The story concerns a journey upriver by Capt. Willard (Martin Sheen, looking even younger than his 36 years here), who commands a patrol boat to penetrate behind enemy lines and discover the secret redoubt of the almost mythical Col. Kurtz (Marlon Brando, looking older and more haggard than his 55 years) -- one of the Army's most decorated soldiers, who had gone rogue and was now leading his own band of tribesmen, decapitating and hanging people left and right. The story is based on Conrad's Heart of Darkness, but replaces the implacable mystery of the upper reaches of the Congo with the equally unfathomable mystery of the American venture in Vietnam. When you get to the bottom of who Kurtz has become and what he is thinking, you can see how the war transformed the original American idealism.

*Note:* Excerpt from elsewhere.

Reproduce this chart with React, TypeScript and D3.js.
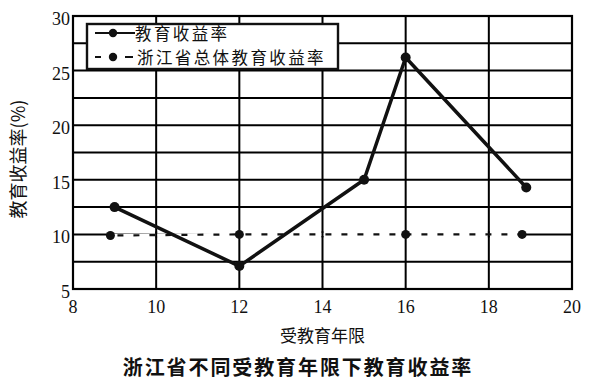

The film was shot in the Philippines and, much like Herzog's 'Fitzcaraldo', it was plagued by it's own disasters from the very beginning (maybe when you are telling a real life horror story in the medium of film, the story recapitulates itself in the real life filming).  Coppola invested millions of his own dollars into the movie, ignored warnings about jungle filming and monsoons, displayed his spectacular and immature temper on a regular basis, and had a cast and crew that were taking their parts seriously enough to be stoned and drunk every day of filming.  It was the 1970's after all.  Despite all this, it was a pleasure to watch Martin Sheen, but apparently he had a heart attack during the filming and the alcoholic bender that his character is on at the front end of the movie was not acting on his part.  What they say about making sausage appears to apply to this film, but in the end, it is a masterpiece.